Agoraphobia

Friday, August 17, 2012

Agoraphobia literally translates as "fear of the market," which actually sounds quite silly. Why would someone be scared of Ralphs or Albertsons? In actuality, the "market" refers to crowds and the fear of being around a lot of people at one time. For a large portion of my life, I had what I like to call self-induced agoraphobia. I hated being in, around or near crowds. This fear was heightened when I started college. I had a lot of classes in one building that often had large numbers of students gathered outside of it, especially when class was just starting or had just gotten out. I was so utterly paralyzed at having to walk by this crowd that I would save any phone calls I needed to make that day until the exact point I needed to walk through that group of people and rush to the safety of the crowd-free building and classroom. I did this so I looked “important” or didn’t have to hear any of the whispers I thought they were murmuring to each other. To a lot of people this may sound insane, so let me elaborate ...

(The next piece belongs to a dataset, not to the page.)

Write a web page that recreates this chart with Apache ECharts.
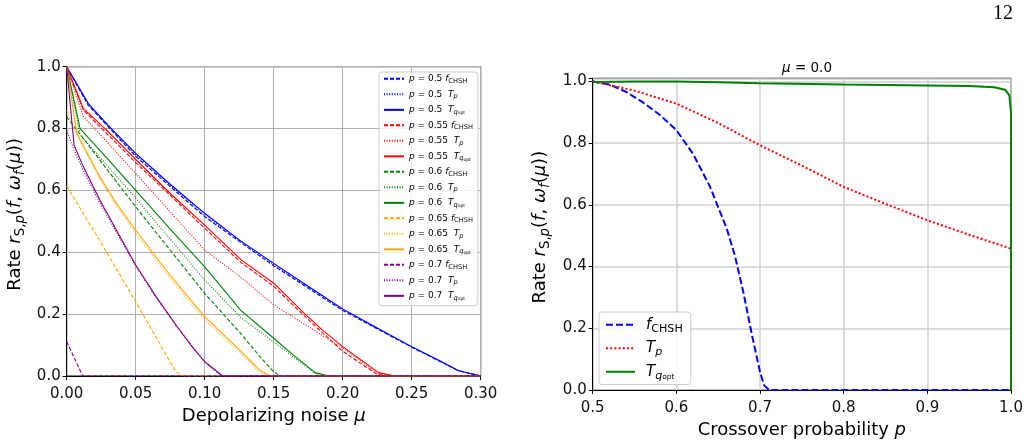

For almost the entirety of my school career, I would sit in the back of the classroom so no one could sit behind me, and I wouldn't have to constantly worry that someone was talking about me or judging me behind my back. My avoidance of crowds such as those outside the business school at my university stemmed from a similar fear. I've always been acutely aware of the fact that I appear different to people on the outside and acutely aware of the limp I have. This knowledge is what made me sure that every time I walked past a big group of my peers, someone would remark to their friends about the way I was walking. In my mind, I could hear people saying "what's wrong with her?" or worse, that they would laugh and point. Did I ever actually hear anyone say any of these things? Not that I can remember. I did have a neighbor in college who called me anorexic because of how skinny I was, and I can’t deny that a very intense hush often would come over groups of people as I walked through it or by them. It's weird how sometimes silence can seemingly say so much more than talking.

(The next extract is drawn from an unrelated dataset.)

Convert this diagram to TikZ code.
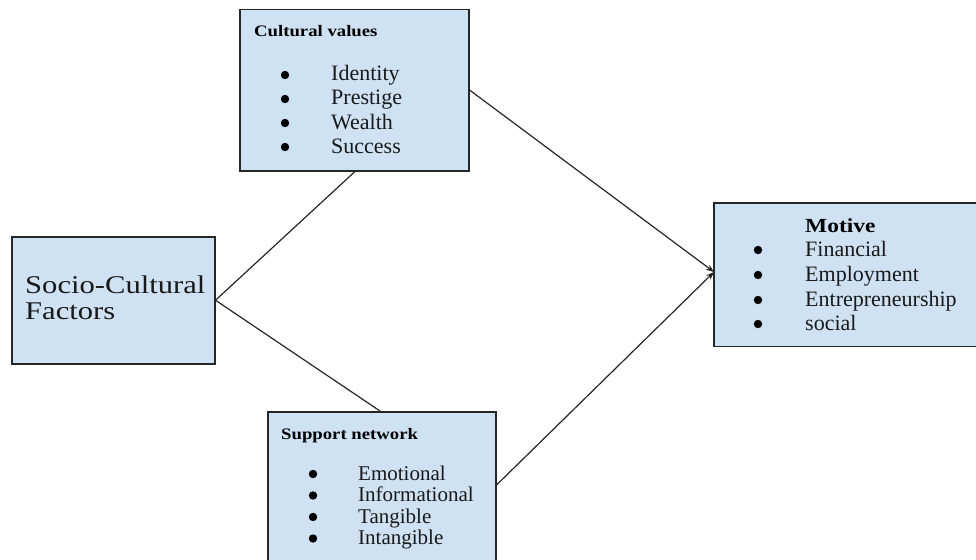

It just so happens that in addition to my full-time job, I work part time now for my university, and I still walk into that exact building and by groups of students standing outside of it. The difference is those students are now about a decade younger than me, but I still feel my heart start to pound a little and my hands start to shake as I approach the large gray building.

I had a realization the other day when I was on campus though. There wasn't a big group standing outside or anything. In fact, there was no one standing anywhere, but all of a sudden it just hit me. I would say about nine out of 10 people that see me limp or see me walk don't know or have the slightest clue why I'm walking like that. A lot of them probably think I just hurt my foot or my leg (this is a question I get most often from people who do actually say something to me about it). So what does that mean you ask? Well amazingly, this eased a lot of my agoraphobia. All these years I had been afraid because I assumed everyone knew that I was handicapped or knew that something had to be seriously wrong with me and would act accordingly. So when I would think in my mind that people must be thinking I'm “weird" or laughing at me, I was basing that off of the premise that these people knew I was disabled or even had muscular dystrophy.

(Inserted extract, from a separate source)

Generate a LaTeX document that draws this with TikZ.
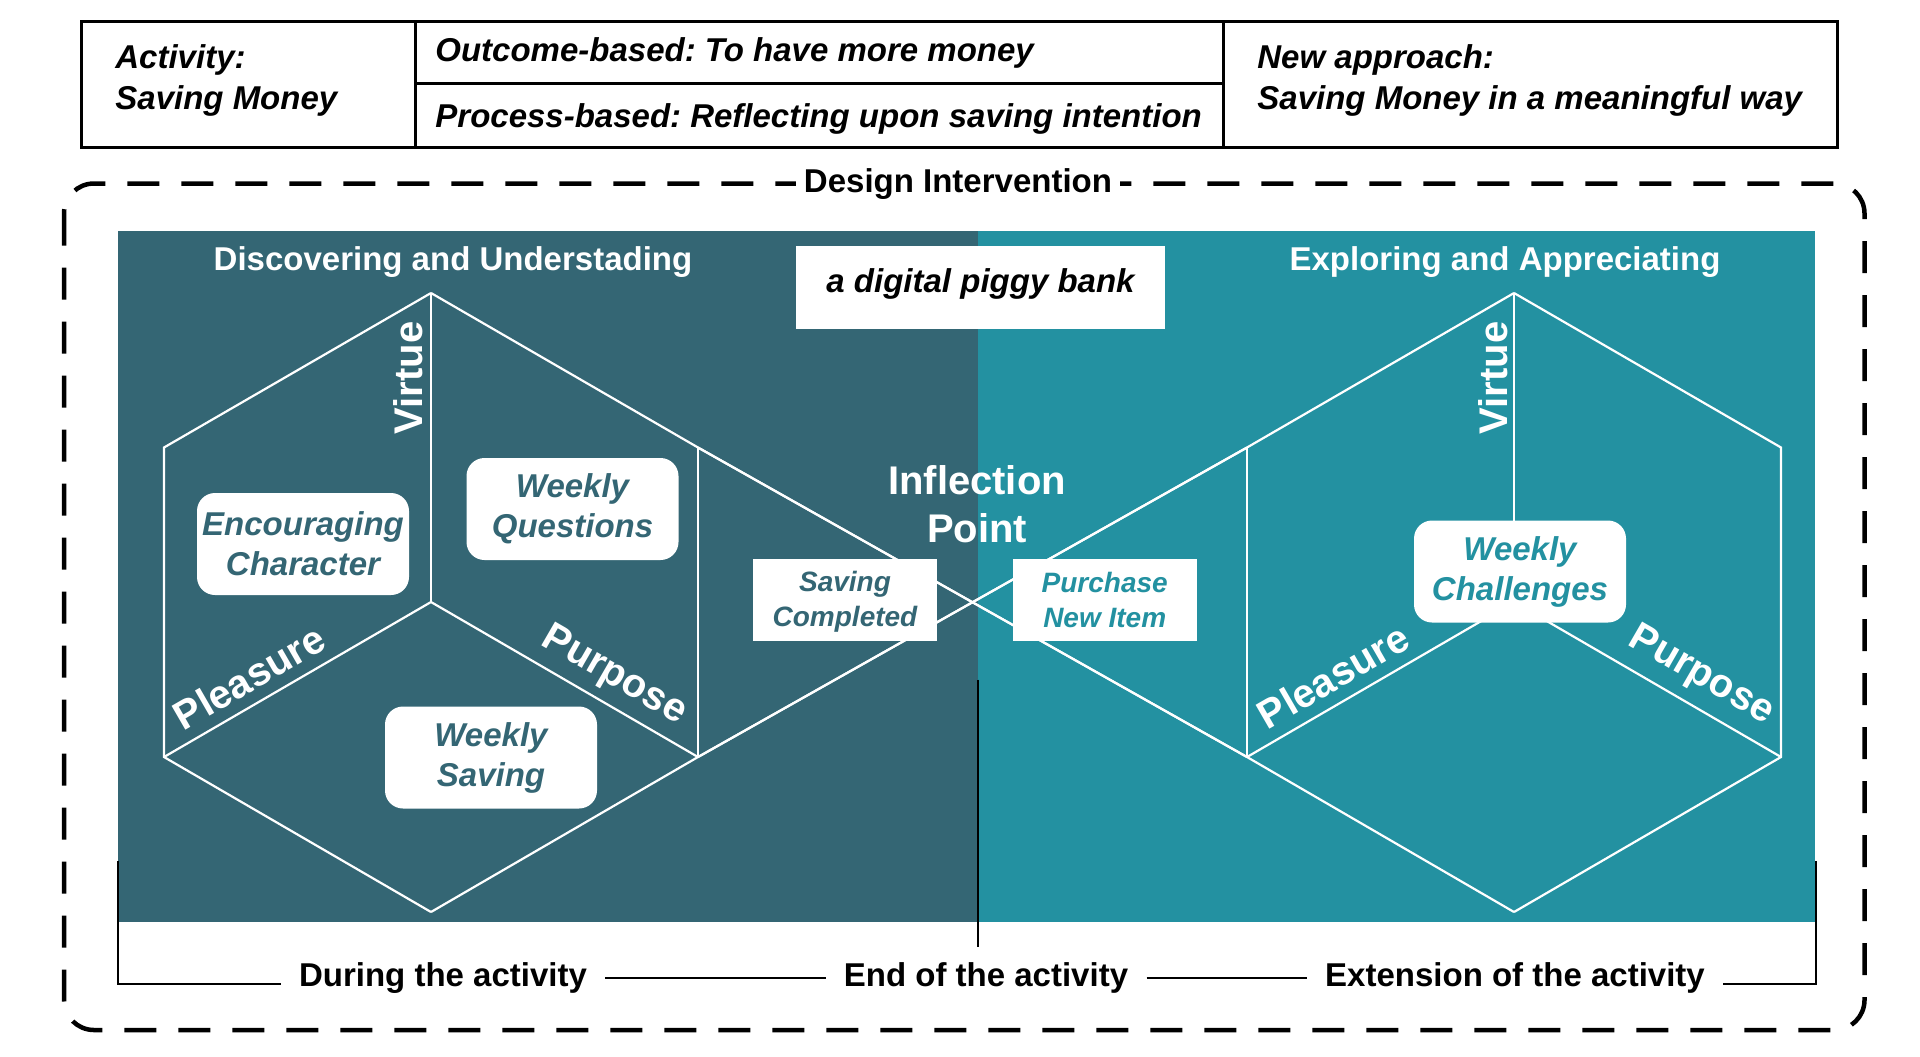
\documentclass[tikz,border=0pt]{standalone}
\usepackage{fontspec}
\setmainfont{Liberation Sans}
\frenchspacing
\definecolor{darkp}{HTML}{346674}
\definecolor{tealp}{HTML}{2391A1}
\newcommand\myfs[2]{\fontsize{#1}{#2}\selectfont}
\begin{document}
\begin{tikzpicture}[x=0.5pt,y=-0.5pt,
  tabtext/.style={font=\myfs{16.5}{20.3}\bfseries\itshape, anchor=west, align=left, inner sep=0pt},
  hdr/.style={font=\myfs{16.5}{20}\bfseries, text=white, inner sep=0pt},
  rbox/.style={fill=white, rounded corners=9pt, minimum width=106pt, minimum height=51pt, align=center, inner sep=0pt, font=\myfs{16.5}{20}\bfseries\itshape, text=darkp},
  sbox/.style={fill=white, minimum width=92pt, minimum height=41pt, align=center, inner sep=0pt, font=\myfs{14}{17.5}\bfseries\itshape},
  axislbl/.style={font=\myfs{20}{24}\bfseries, text=white, inner sep=0pt},
  wline/.style={draw=white, line width=1.1pt, line join=miter},
  tl/.style={font=\myfs{16.5}{20}\bfseries, inner xsep=9pt, inner ysep=0pt},
  tline/.style={draw=black, line width=1pt}
]
\useasboundingbox (0,0) rectangle (1920,1056);

% ---------- top table ----------
\draw[line width=1.5pt] (81.5,21) rectangle (1837.5,147);
\draw[line width=1.5pt] (415,21) -- (415,147);
\draw[line width=1.5pt] (1223,21) -- (1223,147);
\draw[line width=1.5pt] (415,83.5) -- (1223,83.5);
\node[tabtext] (act) at (115,80.5) {Activity:\\Saving Money};
\node[tabtext] (outc) at (435,52.5) {Outcome-based: To have more money};
\node[tabtext] (proc) at (435,119) {Process-based: Reflecting upon saving intention};
\node[tabtext] (newa) at (1257,80.5) {New approach:\\Saving Money in a meaningful way};

% ---------- dashed frame ----------
\draw[line width=2.25pt, dash pattern=on 16pt off 11pt, rounded corners=15pt] (64,183.5) rectangle (1864.5,1030);
\node[fill=white, inner xsep=4pt, inner ysep=2pt, font=\myfs{16.5}{20}\bfseries] (di) at (958,184.5) {Design Intervention};

% ---------- panels ----------
\fill[darkp] (118,231) rectangle (978,922);
\fill[tealp] (978,231) rectangle (1815,922);

% ---------- cube points ----------
\coordinate (C1) at (431,602);
\coordinate (top1) at (431,293);
\coordinate (UL1) at (164,447.5);
\coordinate (LL1) at (164,757);
\coordinate (bot1) at (431,912);
\coordinate (LR1) at (698,757);
\coordinate (UR1) at (698,447.5);
\coordinate (C2) at (1514,602);
\coordinate (top2) at (1514,293);
\coordinate (UL2) at (1247,447.5);
\coordinate (LL2) at (1247,757);
\coordinate (bot2) at (1514,912);
\coordinate (LR2) at (1781,757);
\coordinate (UR2) at (1781,447.5);

% ---------- cube lines ----------
\draw[wline] (top1) -- (UL1) -- (LL1) -- (bot1);
\draw[wline] (top1) -- (UR1) -- (LL2);
\draw[wline] (bot1) -- (LR1) -- (UL2);
\draw[wline] (UR1) -- (LR1);
\draw[wline] (C1) -- (top1);
\draw[wline] (C1) -- (LL1);
\draw[wline] (C1) -- (LR1);
\draw[wline] (top2) -- (UR2) -- (LR2) -- (bot2);
\draw[wline] (top2) -- (UL2) -- (LR1);
\draw[wline] (bot2) -- (LL2) -- (UR1);
\draw[wline] (UL2) -- (LL2);
\draw[wline] (C2) -- (top2);
\draw[wline] (C2) -- (LL2);
\draw[wline] (C2) -- (LR2);

% ---------- headers ----------
\node[hdr] (h1) at (453,262) {Discovering and Understading};
\node[hdr] (h2) at (1505,262) {Exploring and Appreciating};
\node[fill=white, minimum width=184.5pt, minimum height=41.5pt, inner sep=0pt, font=\myfs{16.5}{20}\bfseries\itshape] (piggy) at (980.5,287.5) {\raisebox{2pt}[\height][\depth]{a digital piggy bank}};
\node[axislbl, align=center] (infl) at (977,504) {Inflection\\Point};

% ---------- axis labels ----------
\node[axislbl, rotate=90] (v1) at (408,378) {Virtue};
\node[axislbl, rotate=30] (pl1) at (249,677) {Pleasure};
\node[axislbl, rotate=-30] (pu1) at (614,676) {Purpose};
\node[axislbl, rotate=90] (v2) at (1493,378) {Virtue};
\node[axislbl, rotate=30] (pl2) at (1333,676) {Pleasure};
\node[axislbl, rotate=-30] (pu2) at (1701,676) {Purpose};

% ---------- boxes ----------
\node[rbox] (enc) at (303,544) {Encouraging\\Character};
\node[rbox] (wq) at (572.5,509) {Weekly\\Questions};
\node[rbox] (ws) at (491,757.5) {Weekly\\Saving};
\node[rbox, text=tealp] (wc) at (1520,571.5) {Weekly\\Challenges};
\node[sbox, text=darkp] (sc) at (845,600) {\raisebox{-1pt}[\height][\depth]{\parbox{92pt}{\centering Saving\\Completed}}};
\node[sbox, text=tealp] (pn) at (1104.7,600) {Purchase\\New Item};

% ---------- timeline ----------
\coordinate (divT) at (978,679.5);
\coordinate (divB) at (978,947);
\draw[tline] (divT) -- (divB);
\coordinate (tlL) at (118,861);
\coordinate (tlLb) at (118,984);
\coordinate (tlR) at (1815.5,861);
\coordinate (tlRb) at (1815.5,984);
\node[tl] (during) at (443,978) {During the activity};
\node[tl] (endact) at (986,978) {End of the activity};
\node[tl] (ext) at (1515,978) {Extension of the activity};
\draw[tline] (tlL) -- (tlLb) -- (during.west |- tlLb);
\draw[tline] (during.east) -- (endact.west);
\draw[tline] (endact.east) -- (ext.west);
\draw[tline] (ext.east |- tlRb) -- (tlRb) -- (tlR);
\end{tikzpicture}
\end{document}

Even worse, I was putting words into their mouths and negative ones at that. I'm sure people have said negative things behind my back at some point in my life (some in high school yelled them at me) but for the most part, I think if people are thinking anything it's "I wonder what's wrong with that girl's legs or feet?" which is really pretty harmless. Of course, I wish people were thinking "wow, that girl is really pretty," and maybe some of them are, but I find solace in knowing that most of what I considered to be the "worst" people could say was mostly a fabrication in my own mind. I think in a lot of ways, I thought the worst of what other people could say on my own so that they couldn't get to it first. It's really not giving any of those people much credit either, is it? I mean yes, people can be mean ... I think we all are well aware of that. People are scared of what they don't know or don't understand. But by assuming that all of these strangers were using all of this energy to say or think bad things about me, I wasn’t even giving them a chance. I had written them off before I even got to know them or they got to know me.

I’m glad to say that now, more than five years later, I'm almost completely free of my agoraphobia. I’m 10 times more outgoing that I ever was, and instead of writing people off or putting an automatic separation between me and them, I give them the benefit of the doubt. Most times, I can walk confidently through a crowd too, and though I may still wonder if people are commenting on the way I walk sometimes, instead of putting words into their mouths or assuming the worst, I just think: "So what if they are? I know who I am, and I know I'm more than a limp or my outward appearance, so I don't care either way."